В понятиях Лакана, мы все имеем дело с устранением большого Другого, что гарантирует субъекту доступ к действительности: в опыте смерти Бога мы натыкаемся на факт, что «большой Другой не существует [l’Autre n’existe pas ]» (Лакан)[93]. В Святом Духе большой Другой постановлен как символическая, десубстанциализированная выдумка, т. е. как сущность, которая не бытует как вещь в себе, а лишь в той мере, в какой в нее вдыхает жизнь «работа всех и каждого», иными словами – под видом духовной субстанции. Почему же, в таком случае, эта духовная субстанция не постигается как продукт коллективного субъекта? Почему место Святого Духа – неизбежно Другое применительно к субъекту? Ответ получаем, обратившись к понятию большого Другого у Лакана.

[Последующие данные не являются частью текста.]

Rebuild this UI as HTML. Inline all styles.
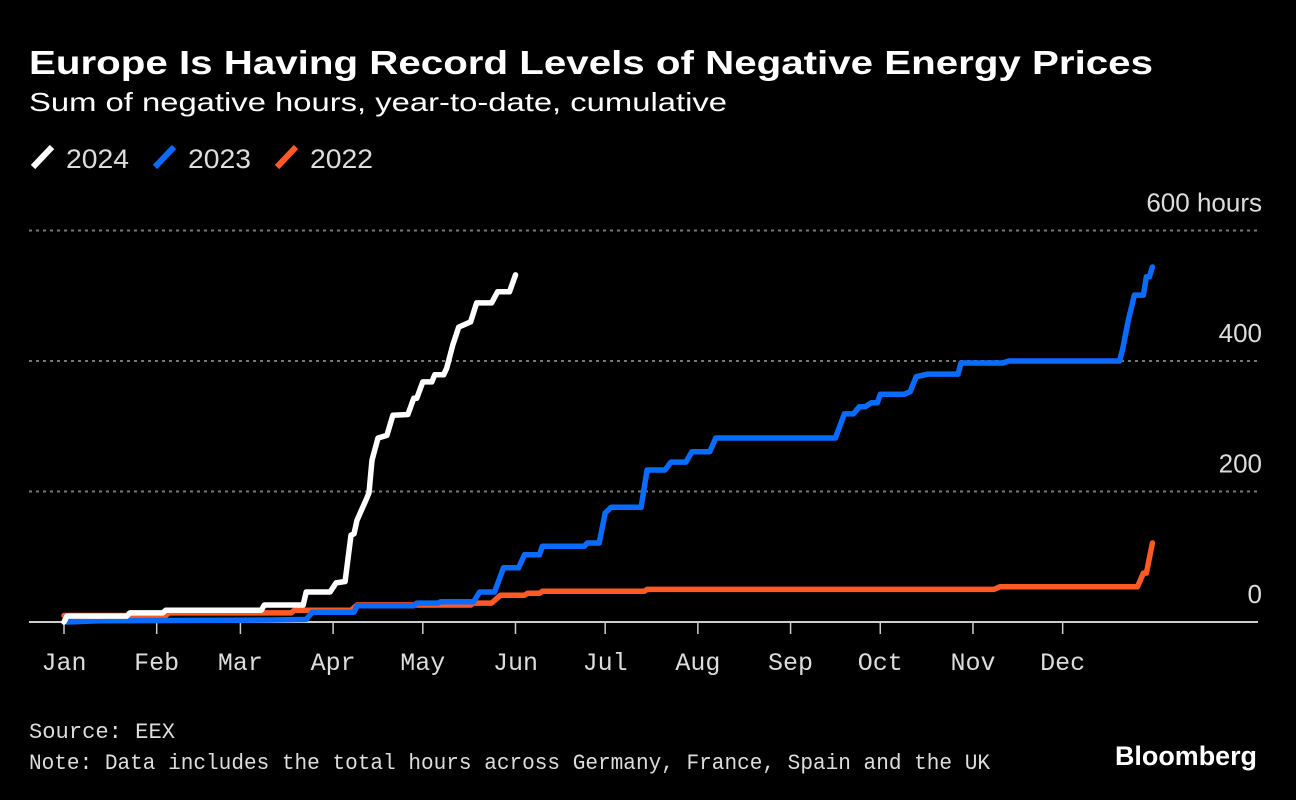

Что такое этот большой Другой? Вспомним сцену из второго акта Моцартовой «Cosi fan tutte» [94], где Дон Альфонсо и Деспина соединяют две пары – преодолевают их неуступчивость, буквально общаясь вместо них (Альфонсо обращается к дамам от имени двух «албанцев»: «Se voi non parlate, per voi parlero…» , а Деспина организует согласие дам: «Per voi la risposta a loro daro…» [95]). Комическая, карикатурная суть этого диалога ни на миг не должна нас обмануть: все по-настоящему, «все решено» – в этой вынесенной вовне форме. Именно благодаря представителям возникают две новые влюбленные парочки, а все последующее (выраженное признание любви) – дело техники. Поэтому, как только пары берутся за руки, Деспина и Альфонсо могут быстро устраниться и позволить всему идти своим чередом – их посредническая задача выполнена…[96]

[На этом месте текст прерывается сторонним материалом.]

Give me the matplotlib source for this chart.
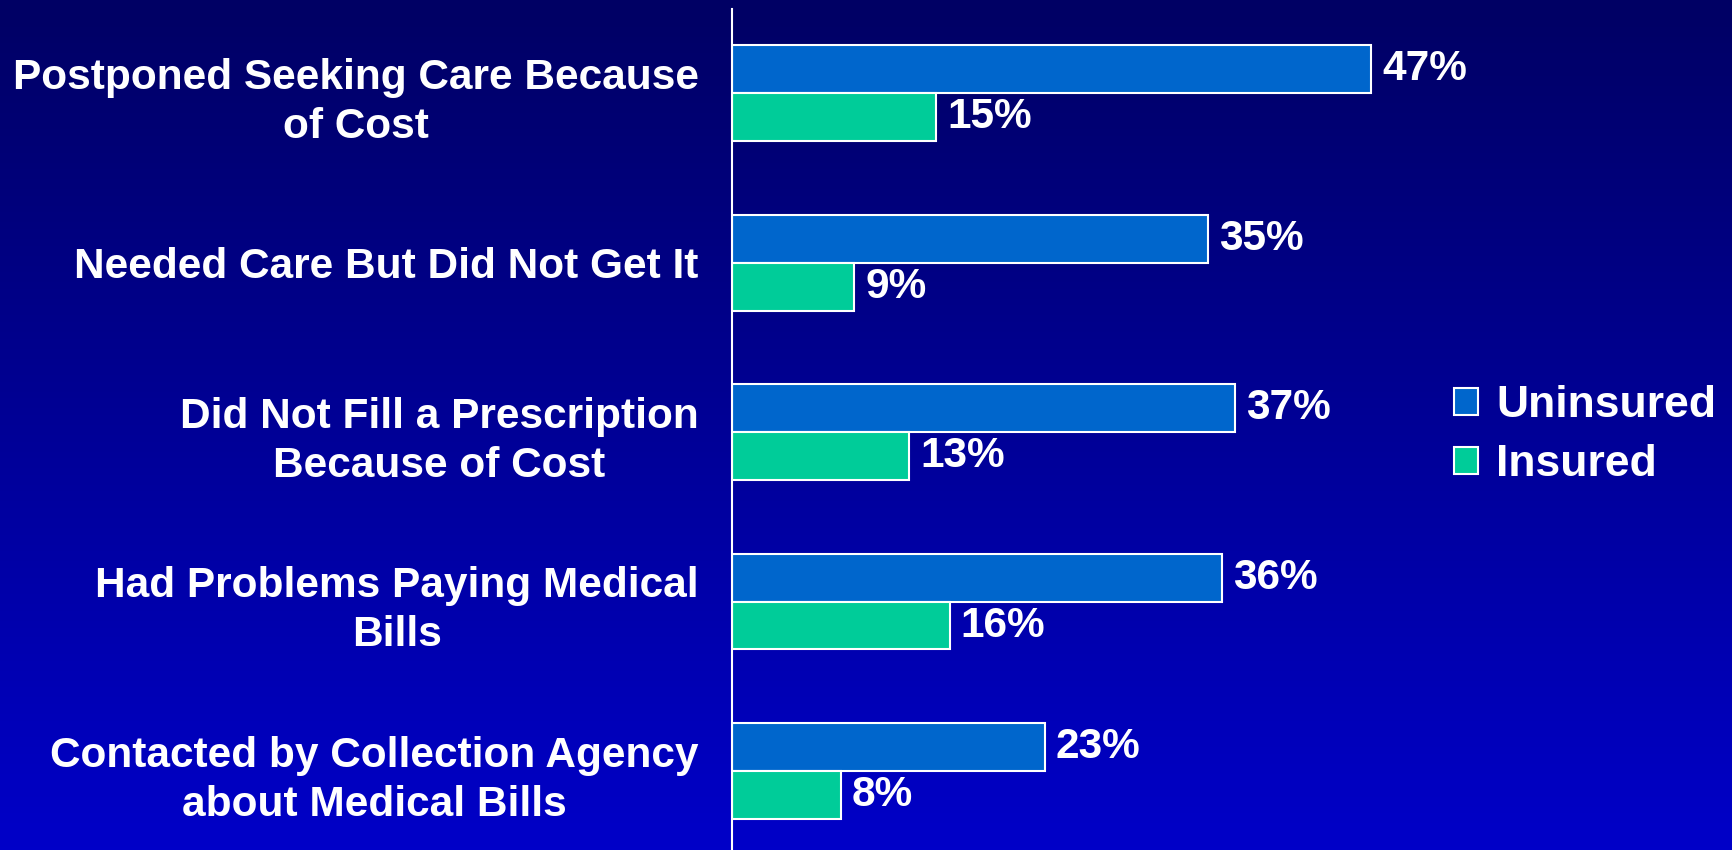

В совершенно иной сфере – в детективных романах – Рут Ренделл применяет чрезвычайную власть и заставляет некую материальную систему действовать как метафору большого Другого. В «Ковре царя Соломона» [97], к примеру, эта метафора – система лондонской подземки. Все ключевые герои романа увязли в замкнутой психотической вселенной, у них нет нормальной связи с себе подобными, и они толкуют случайные обстоятельства как осмысленные «ответы действительного», т. е. как подтверждения своих паранойяльных предчувствий. Из-за этого кажется, что их приключениями управляет незримая рука, словно они все – часть некого скрытого плана, воплощенного в переплетении подземных тоннелей и поездов, этого темного подземного Другого Места (метафора Бессознательного), которое копирует «дневной мир» суматошных лондонских улиц[98].

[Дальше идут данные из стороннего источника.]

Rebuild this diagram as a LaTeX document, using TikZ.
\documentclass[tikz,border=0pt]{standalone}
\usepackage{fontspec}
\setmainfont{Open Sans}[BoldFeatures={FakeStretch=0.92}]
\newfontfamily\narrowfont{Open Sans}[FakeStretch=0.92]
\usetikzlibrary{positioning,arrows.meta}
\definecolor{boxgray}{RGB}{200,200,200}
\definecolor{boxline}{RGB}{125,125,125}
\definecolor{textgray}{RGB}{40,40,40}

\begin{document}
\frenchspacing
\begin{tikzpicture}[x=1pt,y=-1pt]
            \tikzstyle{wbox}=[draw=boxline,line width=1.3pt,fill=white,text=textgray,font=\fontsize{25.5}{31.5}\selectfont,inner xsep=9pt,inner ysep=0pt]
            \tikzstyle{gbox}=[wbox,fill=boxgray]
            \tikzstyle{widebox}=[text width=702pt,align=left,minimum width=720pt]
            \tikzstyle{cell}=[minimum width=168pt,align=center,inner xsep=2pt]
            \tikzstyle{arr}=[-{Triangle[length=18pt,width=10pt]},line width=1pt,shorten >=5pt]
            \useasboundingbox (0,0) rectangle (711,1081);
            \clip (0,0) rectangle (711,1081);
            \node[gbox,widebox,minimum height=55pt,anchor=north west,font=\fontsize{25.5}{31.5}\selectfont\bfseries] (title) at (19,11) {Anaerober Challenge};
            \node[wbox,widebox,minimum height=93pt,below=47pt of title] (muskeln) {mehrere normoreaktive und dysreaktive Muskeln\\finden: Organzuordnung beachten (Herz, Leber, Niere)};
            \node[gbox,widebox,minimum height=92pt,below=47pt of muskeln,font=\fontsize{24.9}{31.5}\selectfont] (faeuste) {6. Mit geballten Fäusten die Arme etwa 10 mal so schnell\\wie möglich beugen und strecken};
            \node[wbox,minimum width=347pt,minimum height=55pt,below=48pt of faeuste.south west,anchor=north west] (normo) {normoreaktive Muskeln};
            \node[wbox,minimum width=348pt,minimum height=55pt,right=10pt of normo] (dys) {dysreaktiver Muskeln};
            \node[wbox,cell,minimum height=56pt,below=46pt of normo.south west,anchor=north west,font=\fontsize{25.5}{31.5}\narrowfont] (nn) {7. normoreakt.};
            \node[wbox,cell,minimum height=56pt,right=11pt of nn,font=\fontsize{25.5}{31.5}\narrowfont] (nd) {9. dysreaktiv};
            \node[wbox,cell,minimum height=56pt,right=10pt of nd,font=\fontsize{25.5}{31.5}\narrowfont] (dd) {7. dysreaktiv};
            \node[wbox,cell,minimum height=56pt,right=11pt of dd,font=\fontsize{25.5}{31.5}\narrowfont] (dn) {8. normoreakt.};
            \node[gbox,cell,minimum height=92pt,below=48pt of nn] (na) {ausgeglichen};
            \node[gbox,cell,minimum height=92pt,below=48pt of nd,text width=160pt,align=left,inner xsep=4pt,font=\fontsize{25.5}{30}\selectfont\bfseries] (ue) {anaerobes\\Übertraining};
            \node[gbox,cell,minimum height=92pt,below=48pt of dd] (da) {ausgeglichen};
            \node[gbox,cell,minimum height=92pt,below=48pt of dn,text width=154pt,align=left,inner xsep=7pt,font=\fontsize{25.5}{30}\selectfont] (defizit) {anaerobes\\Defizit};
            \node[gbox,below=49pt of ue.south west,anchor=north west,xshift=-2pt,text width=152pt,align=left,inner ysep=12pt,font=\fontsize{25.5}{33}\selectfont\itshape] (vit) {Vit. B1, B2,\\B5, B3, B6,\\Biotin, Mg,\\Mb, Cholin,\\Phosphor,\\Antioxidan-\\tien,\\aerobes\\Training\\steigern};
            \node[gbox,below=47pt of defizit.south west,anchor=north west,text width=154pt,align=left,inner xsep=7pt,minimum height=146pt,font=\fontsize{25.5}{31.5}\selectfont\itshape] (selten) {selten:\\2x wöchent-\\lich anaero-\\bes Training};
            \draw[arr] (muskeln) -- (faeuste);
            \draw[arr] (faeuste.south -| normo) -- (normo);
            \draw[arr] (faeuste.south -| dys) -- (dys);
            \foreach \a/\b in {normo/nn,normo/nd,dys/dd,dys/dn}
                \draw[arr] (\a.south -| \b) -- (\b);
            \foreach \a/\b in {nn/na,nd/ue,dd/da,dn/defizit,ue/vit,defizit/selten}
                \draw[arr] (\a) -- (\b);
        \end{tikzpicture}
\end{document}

Здесь мы сталкиваемся с децентрированием Другого относительно субъекта, применительно к которому субъект – как только он возвращается из «ночи мира», из абсолютной негативности «я = я», в «дневной» мир логоса – застрял в сети, чьи воздействия априори ускользают от понимания. Вот поэтому самосознание жестко взаимосвязано с бессознательным во фрейдистском смысле слова, подобном кантианскому бесконечному суждению: утверждение, что та или иная мысль «бессознательна», – не то же самое, что утверждение, будто эта мысль «не сознательна». В последнем случае – когда я отрицаю определение «сознательный» – (логический) субъект просто располагается в области непсихического (а биологического и пр. – короче, в обширном пространстве всего, что происходит у нас в теле и не доступно сознанию). Однако, если я утверждаю «не»-определение и подчеркиваю, что та или иная мысль бессознательна, я таким образом открываю новую зловещую сферу, которая подрывает само различие между психически-сознательным и соматическим, пространство, в котором нет места онтологически-феноменологическому различению между психическим и соматическим, и чей статус поэтому, по словам Лакана в «Семинаре XI», «до-онтологический»[99].